The NetBSD package system shares a lot of commonalities with the FreeBSD system. Which shouldn’t be surprising because NetBSD’s system, pkgsrc, was forked from ports back in 1997. As such, they share an underlying philosophy, and so the two systems operate very similarly. I will say, though, that ports does have one significant advantage over pkgsrc: Much better OS integration. See, pkgsrc is really a sister project to NetBSD. As such, it can actually be run on myriad operating systems, including Linux, among many others. But that means that the system doesn’t tie into the OS all that well. So while a ports package, once built, will populate /etc/rc.conf will configuration values, throw itself into /usr/local/etc/rc.d, and so forth, a pkgsrc package requires the user to perform extra work to integrate the software into the OS. Additionally, I do prefer the way ports actively prompts the user for configuration directives for packages that provide them, but that’s probably just a matter of taste.
Of course, I once again made the mistake of investing a fair bit of time into installing packages before I decided to test out suspend, and once again I was disappointed, though somewhat less so (which is why NetBSD is still on my laptop).
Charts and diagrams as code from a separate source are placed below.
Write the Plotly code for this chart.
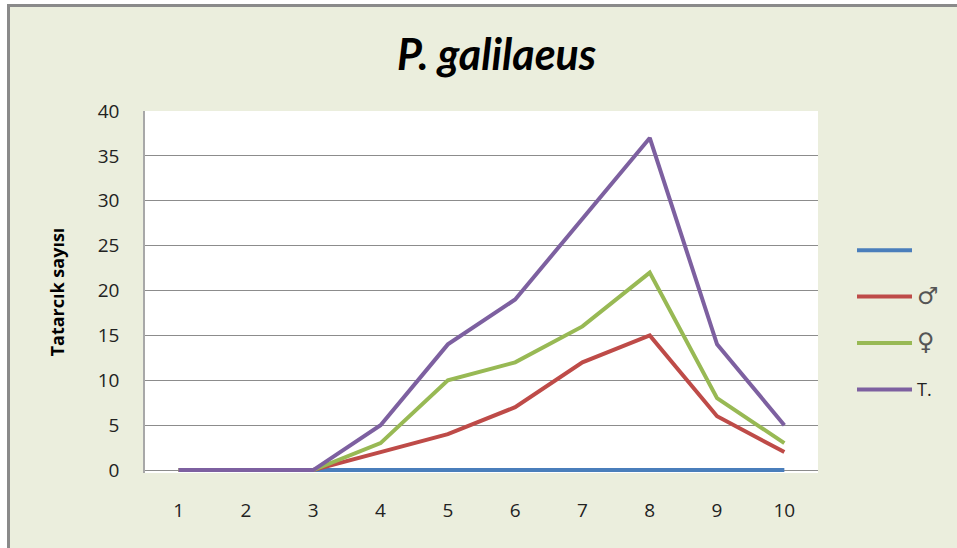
import plotly.graph_objects as go

categories = ["1", "2", "3", "4", "5", "6", "7", "8", "9", "10"]
series_names = [" ",
                "<span style='font-family:DejaVu Sans;font-size:24px;color:#555'>♂</span>",
                "<span style='font-family:DejaVu Sans;font-size:24px;color:#555'>♀</span>",
                "T."]
blank_vals = [0, 0, 0, 0, 0, 0, 0, 0, 0, 0]
male_vals = [0, 0, 0, 2, 4, 7, 12, 15, 6, 2]
female_vals = [0, 0, 0, 3, 10, 12, 16, 22, 8, 3]
total_vals = [0, 0, 0, 5, 14, 19, 28, 37, 14, 5]
y_ticks = [0, 5, 10, 15, 20, 25, 30, 35, 40]

colors = ["#4A7EBB", "#BE4B48", "#98B954", "#7D60A0"]
values = [blank_vals, male_vals, female_vals, total_vals]

W, H = 957, 548
L, R, T, B = 145, 818, 111, 473

fig = go.Figure()
for i, (name, vals, col) in enumerate(zip(series_names, values, colors)):
    fig.add_trace(go.Scatter(
        x=categories, y=vals, name=name, mode="lines",
        line=dict(color=col, width=4), legendgroup=str(i),
    ))

pw = R - L
ph = B - T
def px(x):
    return (x - L) / pw
def py(y):
    return (B - y) / ph

fig.update_layout(
    width=W, height=H,
    margin=dict(l=L, r=W - R, t=T, b=H - B),
    paper_bgcolor="#EBEEDD",
    plot_bgcolor="white",
    font=dict(family="Open Sans, sans-serif", color="#222"),
    title=dict(text="<b><i>P. galilaeus</i></b>", x=0.519, xanchor="center",
               y=1 - 55 / H, yanchor="middle",
               font=dict(size=43, color="black", family="Lato, Open Sans, sans-serif")),
    showlegend=True,
    legend=dict(x=px(852), xanchor="left", y=py(232), yanchor="top",
                bgcolor="rgba(0,0,0,0)", font=dict(size=18, color="#222"),
                tracegroupgap=20, itemwidth=55),
    xaxis=dict(type="category", range=[-0.5, 9.5], showgrid=False,
               showline=False, ticks="", zeroline=False,
               tickfont=dict(size=19, color="#222"), ticklabelstandoff=24),
    yaxis=dict(range=[-0.33, 40], tickvals=y_ticks, showgrid=True,
               gridcolor="#8C8C8C", gridwidth=1, zeroline=False,
               showline=True, linecolor="#A8A8A8", linewidth=1.5,
               tickfont=dict(size=19, color="#222"), ticks="",
               ticklabelstandoff=20,
               title=dict(text="<b>Tatarcık sayısı</b>", standoff=28,
                          font=dict(size=18, color="black"))),
    shapes=[
        dict(type="rect", xref="paper", yref="paper", layer="above",
             x0=px(0), x1=px(W), y0=py(0), y1=py(4),
             fillcolor="white", line=dict(width=0)),
        dict(type="rect", xref="paper", yref="paper", layer="above",
             x0=px(0), x1=px(7), y0=py(0), y1=py(H),
             fillcolor="white", line=dict(width=0)),
        dict(type="line", xref="paper", yref="paper", layer="above",
             x0=px(7), x1=px(W), y0=py(5.5), y1=py(5.5),
             line=dict(color="#8A8A8A", width=3)),
        dict(type="line", xref="paper", yref="paper", layer="above",
             x0=px(8.5), x1=px(8.5), y0=py(4), y1=py(H),
             line=dict(color="#8A8A8A", width=3)),
    ],
)

fig.write_html(
    "out.html", config={"displayModeBar": False},
    post_script=("document.body.style.margin='0';"
                 "document.body.style.overflow='hidden';"
                 "document.documentElement.style.overflow='hidden';"
                 "window.scrollTo(0,0);"))
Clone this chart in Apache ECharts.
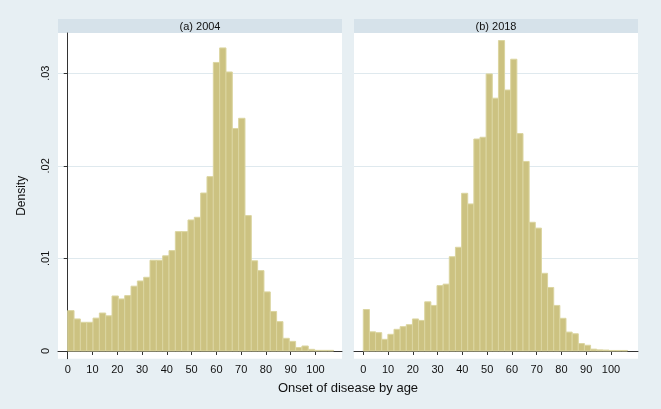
<!DOCTYPE html>
<html>
<head>
<meta charset="utf-8">
<script src="https://cdn.jsdelivr.net/npm/echarts@6/dist/echarts.min.js"></script>
<style>
html,body{margin:0;padding:0;background:#e7eff3;}
#chart{width:661px;height:409px;}
</style>
</head>
<body>
<div id="chart"></div>
<script>
// ---- data ----
const panelTitles = ['(a) 2004', '(b) 2018'];
const binWidth2004 = 2.555;
const binWidth2018 = 2.48;
const density2004 = [
  0.00436, 0.00346, 0.0031, 0.0031, 0.00355, 0.0041, 0.0038, 0.00594, 0.00562, 0.00598,
  0.007, 0.00756, 0.00796, 0.0098, 0.0098, 0.01028, 0.01084, 0.01289, 0.01289, 0.01415,
  0.01444, 0.01706, 0.01883, 0.03116, 0.03273, 0.03013, 0.02403, 0.02513, 0.01462, 0.00974,
  0.00868, 0.00638, 0.00427, 0.00317, 0.00137, 0.00104, 0.00038, 0.00054, 0.00018, 0.00007,
  0.00007, 0.00007
];
const density2018 = [
  0.00448, 0.00207, 0.00198, 0.00126, 0.0018, 0.00234, 0.00263, 0.00284, 0.00346, 0.0033,
  0.00531, 0.00492, 0.00706, 0.00722, 0.01018, 0.0112, 0.01703, 0.01588, 0.02289, 0.02308,
  0.02992, 0.0273, 0.03352, 0.02818, 0.03151, 0.02348, 0.02047, 0.0139, 0.01327, 0.00839,
  0.00686, 0.00492, 0.00353, 0.00204, 0.00186, 0.0008, 0.00062, 0.0002, 0.00012, 0.0001,
  0.00006, 0.00006, 0.00006
];
const xTickValues = [0, 10, 20, 30, 40, 50, 60, 70, 80, 90, 100];
const yTickValues = [0, 0.01, 0.02, 0.03];
const xTitle = 'Onset of disease by age';
const yTitle = 'Density';

function toBins(dens, w) {
  return dens.map((d, i) => [i * w, (i + 1) * w, d]);
}

const FONT = 'Liberation Sans, Arial, sans-serif';
const chart = echarts.init(document.getElementById('chart'));

function renderBar(params, api) {
  const p0 = api.coord([api.value(0), api.value(2)]);
  const p1 = api.coord([api.value(1), 0]);
  return {
    type: 'rect',
    shape: { x: p0[0], y: p0[1], width: p1[0] - p0[0], height: p1[1] - p0[1] },
    style: { fill: '#ccc281', stroke: '#dbd5a0', lineWidth: 1 }
  };
}

const yFmt = v => v === 0 ? '0' : v.toFixed(2).replace(/^0/, '');

const option = {
  backgroundColor: '#e7eff3',
  animation: false,
  textStyle: { fontFamily: FONT },
  grid: [
    { left: 58, top: 33, width: 284, height: 325.7, show: true, backgroundColor: '#ffffff', borderWidth: 0 },
    { left: 354, top: 33, width: 284, height: 325.7, show: true, backgroundColor: '#ffffff', borderWidth: 0 }
  ],
  xAxis: [0, 1].map(i => ({
    type: 'value',
    gridIndex: i,
    min: i === 0 ? -3.92 : -3.75,
    max: i === 0 ? 110.7 : 110.9,
    axisLine: { show: true, lineStyle: { color: '#333', width: 1 } },
    axisTick: { show: true, customValues: xTickValues, length: 4, lineStyle: { color: '#333' } },
    axisLabel: { show: true, customValues: xTickValues, color: '#111', fontSize: 11, margin: 6, fontFamily: FONT },
    splitLine: { show: false }
  })),
  yAxis: [0, 1].map(i => ({
    type: 'value',
    gridIndex: i,
    min: -0.000832,
    max: 0.03434,
    name: i === 0 ? yTitle : '',
    nameLocation: 'middle',
    nameGap: 30,
    nameRotate: 90,
    nameTextStyle: { color: '#111', fontSize: 12, fontFamily: FONT },
    axisLine: { show: i === 0, lineStyle: { color: '#333', width: 1 } },
    axisTick: { show: i === 0, customValues: yTickValues, length: 4, lineStyle: { color: '#333' } },
    axisLabel: { show: i === 0, customValues: yTickValues, rotate: 90, formatter: yFmt, color: '#111', fontSize: 11, margin: 7, fontFamily: FONT },
    splitLine: { show: true, lineStyle: { color: '#dfe9ee', width: 1 } }
  })),
  series: [
    { type: 'custom', xAxisIndex: 0, yAxisIndex: 0, renderItem: renderBar,
      encode: { x: [0, 1], y: 2 }, data: toBins(density2004, binWidth2004) },
    { type: 'custom', xAxisIndex: 1, yAxisIndex: 1, renderItem: renderBar,
      encode: { x: [0, 1], y: 2 }, data: toBins(density2018, binWidth2018) }
  ],
  graphic: [
    { type: 'rect', shape: { x: 58, y: 19, width: 284, height: 14 }, style: { fill: '#d6e2ea' } },
    { type: 'rect', shape: { x: 354, y: 19, width: 284, height: 14 }, style: { fill: '#d6e2ea' } },
    { type: 'text', x: 200, y: 26.5, style: { text: panelTitles[0], fill: '#111', font: '11px ' + FONT, textAlign: 'center', textVerticalAlign: 'middle' } },
    { type: 'text', x: 496, y: 26.5, style: { text: panelTitles[1], fill: '#111', font: '11px ' + FONT, textAlign: 'center', textVerticalAlign: 'middle' } },
    { type: 'text', x: 348, y: 388, style: { text: xTitle, fill: '#111', font: '13px ' + FONT, textAlign: 'center', textVerticalAlign: 'middle' } }
  ]
};
chart.setOption(option);
</script>
</body>
</html>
Suspending the laptop worked flawlessly, and was incredibly fast. Honestly, I’ve never seen a laptop go to sleep that quickly. But on resume, oddly enough, my videocard doesn’t get initialized properly (this is a known problem with nVidia graphics chips in general, and on my laptop model in particular). On the other hand, everything else works perfectly (the OS is actually fully responsive under the hood, the display simply doesn’t come on). Some hacking got things sorta working, but not reliably, so for now suspend on NetBSD will have to wait. But at least there appears to be a chance.
So for now I’ve decided to stick with NetBSD. Naturally I expect there to be more problems and limitations (at minimum, I’ll be stuck with nv as my X driver, as nVidia’s binary blob isn’t supported on NetBSD), and I doubt it’ll displace my Ubuntu install, but it should be fun seeing if it can!
And quick aside: I was very impressed to discover that both Free and NetBSD supported essentially all the hardware on my laptop, without exception (well, save for ACPI suspend, of course), straight out of the box. Very nice!